Retype the lines beneath this one, from the first through the line containing "width=5.98cm] (roi) at". Pictures are left out.

=== Available data ===

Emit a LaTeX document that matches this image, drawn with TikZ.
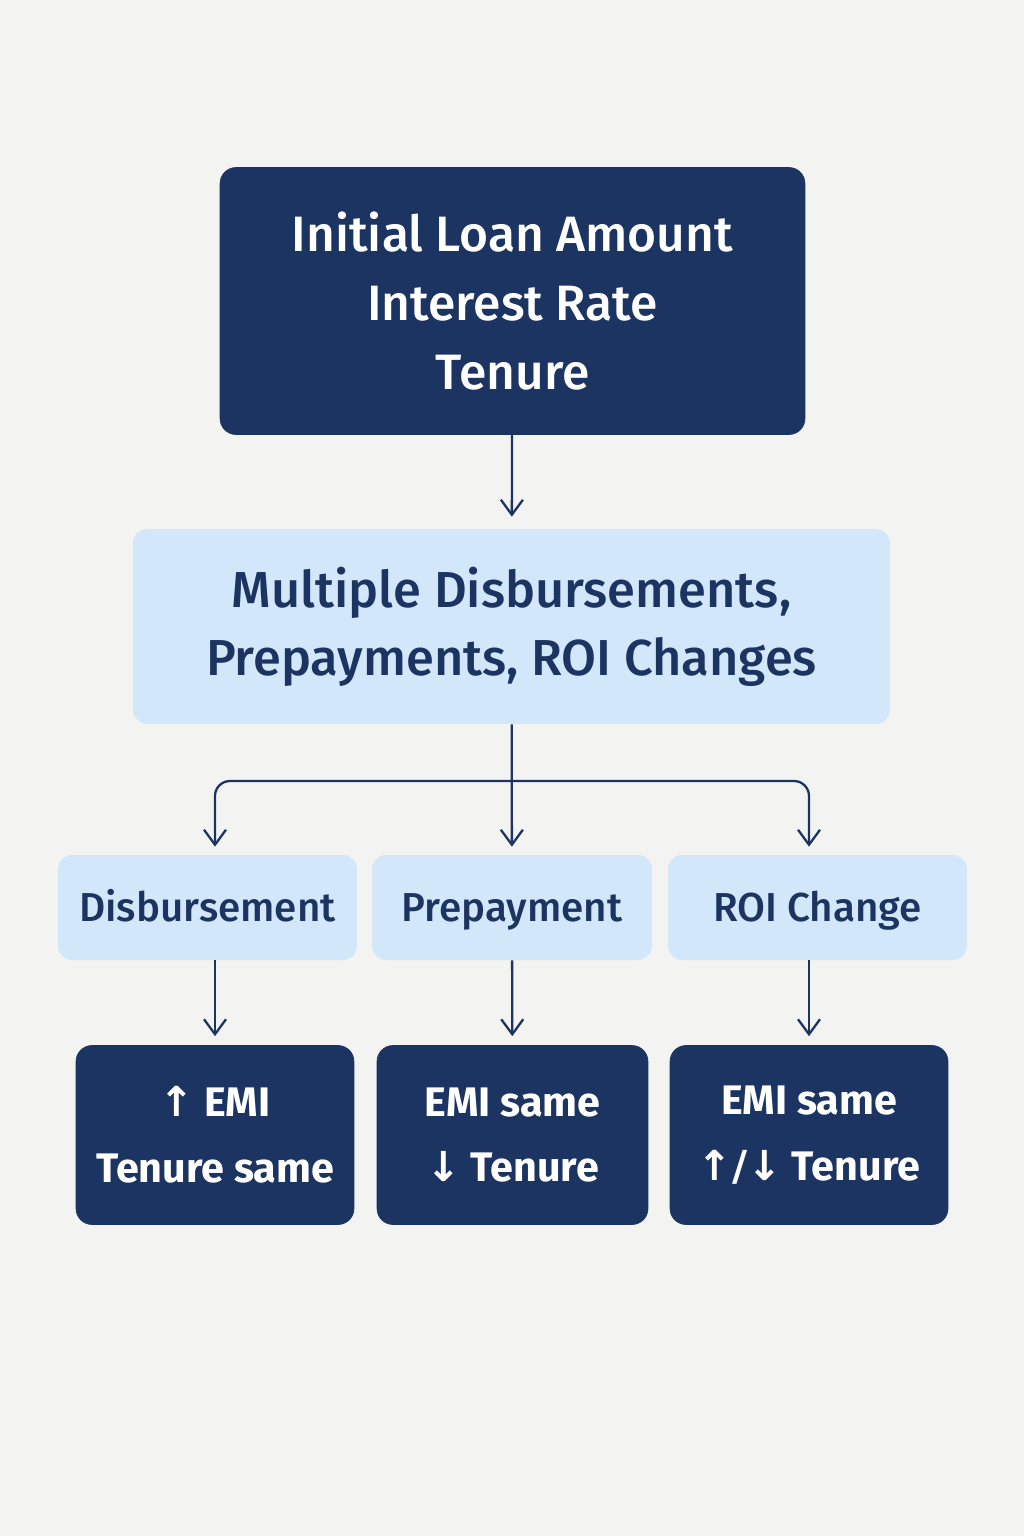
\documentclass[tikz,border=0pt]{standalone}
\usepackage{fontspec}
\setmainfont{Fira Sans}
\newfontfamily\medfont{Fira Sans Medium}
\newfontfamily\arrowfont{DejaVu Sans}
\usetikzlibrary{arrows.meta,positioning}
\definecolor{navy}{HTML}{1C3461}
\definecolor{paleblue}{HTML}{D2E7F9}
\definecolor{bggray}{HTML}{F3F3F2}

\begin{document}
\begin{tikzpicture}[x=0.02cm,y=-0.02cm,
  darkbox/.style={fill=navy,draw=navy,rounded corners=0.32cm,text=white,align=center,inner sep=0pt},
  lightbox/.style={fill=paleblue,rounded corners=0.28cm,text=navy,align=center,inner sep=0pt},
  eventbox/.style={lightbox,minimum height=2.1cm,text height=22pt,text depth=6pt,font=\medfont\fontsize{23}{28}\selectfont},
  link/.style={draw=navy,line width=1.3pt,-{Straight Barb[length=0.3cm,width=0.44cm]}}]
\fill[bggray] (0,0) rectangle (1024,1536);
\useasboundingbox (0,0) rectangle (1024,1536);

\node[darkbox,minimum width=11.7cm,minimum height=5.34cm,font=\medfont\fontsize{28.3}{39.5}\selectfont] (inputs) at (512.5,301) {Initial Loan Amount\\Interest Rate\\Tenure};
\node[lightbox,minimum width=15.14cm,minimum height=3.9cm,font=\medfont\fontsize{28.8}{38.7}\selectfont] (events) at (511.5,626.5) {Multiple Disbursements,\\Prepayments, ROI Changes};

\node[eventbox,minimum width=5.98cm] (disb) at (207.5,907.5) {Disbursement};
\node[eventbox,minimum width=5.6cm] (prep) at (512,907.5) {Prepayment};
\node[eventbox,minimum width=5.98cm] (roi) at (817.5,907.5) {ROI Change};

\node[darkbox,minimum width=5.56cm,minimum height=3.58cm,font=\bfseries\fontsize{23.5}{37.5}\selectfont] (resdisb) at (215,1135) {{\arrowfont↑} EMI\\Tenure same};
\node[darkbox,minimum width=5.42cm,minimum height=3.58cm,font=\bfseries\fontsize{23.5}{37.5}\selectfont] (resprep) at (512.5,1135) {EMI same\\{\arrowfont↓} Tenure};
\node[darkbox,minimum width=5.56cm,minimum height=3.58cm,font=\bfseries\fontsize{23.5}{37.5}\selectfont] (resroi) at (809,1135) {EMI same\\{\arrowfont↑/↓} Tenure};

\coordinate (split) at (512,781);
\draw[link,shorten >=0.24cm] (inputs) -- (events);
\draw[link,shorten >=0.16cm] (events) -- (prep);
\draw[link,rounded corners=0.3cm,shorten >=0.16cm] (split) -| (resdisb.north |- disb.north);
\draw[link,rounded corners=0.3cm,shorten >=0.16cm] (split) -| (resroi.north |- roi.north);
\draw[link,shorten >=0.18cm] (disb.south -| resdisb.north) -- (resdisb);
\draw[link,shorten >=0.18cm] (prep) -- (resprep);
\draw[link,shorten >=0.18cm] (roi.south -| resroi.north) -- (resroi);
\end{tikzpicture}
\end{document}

===

Task response:
Emit a LaTeX document that matches this image, drawn with TikZ.
\documentclass[tikz,border=0pt]{standalone}
\usepackage{fontspec}
\setmainfont{Fira Sans}
\newfontfamily\medfont{Fira Sans Medium}
\newfontfamily\arrowfont{DejaVu Sans}
\usetikzlibrary{arrows.meta,positioning}
\definecolor{navy}{HTML}{1C3461}
\definecolor{paleblue}{HTML}{D2E7F9}
\definecolor{bggray}{HTML}{F3F3F2}

\begin{document}
\begin{tikzpicture}[x=0.02cm,y=-0.02cm,
  darkbox/.style={fill=navy,draw=navy,rounded corners=0.32cm,text=white,align=center,inner sep=0pt},
  lightbox/.style={fill=paleblue,rounded corners=0.28cm,text=navy,align=center,inner sep=0pt},
  eventbox/.style={lightbox,minimum height=2.1cm,text height=22pt,text depth=6pt,font=\medfont\fontsize{23}{28}\selectfont},
  link/.style={draw=navy,line width=1.3pt,-{Straight Barb[length=0.3cm,width=0.44cm]}}]
\fill[bggray] (0,0) rectangle (1024,1536);
\useasboundingbox (0,0) rectangle (1024,1536);

\node[darkbox,minimum width=11.7cm,minimum height=5.34cm,font=\medfont\fontsize{28.3}{39.5}\selectfont] (inputs) at (512.5,301) {Initial Loan Amount\\Interest Rate\\Tenure};
\node[lightbox,minimum width=15.14cm,minimum height=3.9cm,font=\medfont\fontsize{28.8}{38.7}\selectfont] (events) at (511.5,626.5) {Multiple Disbursements,\\Prepayments, ROI Changes};

\node[eventbox,minimum width=5.98cm] (disb) at (207.5,907.5) {Disbursement};
\node[eventbox,minimum width=5.6cm] (prep) at (512,907.5) {Prepayment};
\node[eventbox,minimum width=5.98cm] (roi) at (817.5,907.5) {ROI Change};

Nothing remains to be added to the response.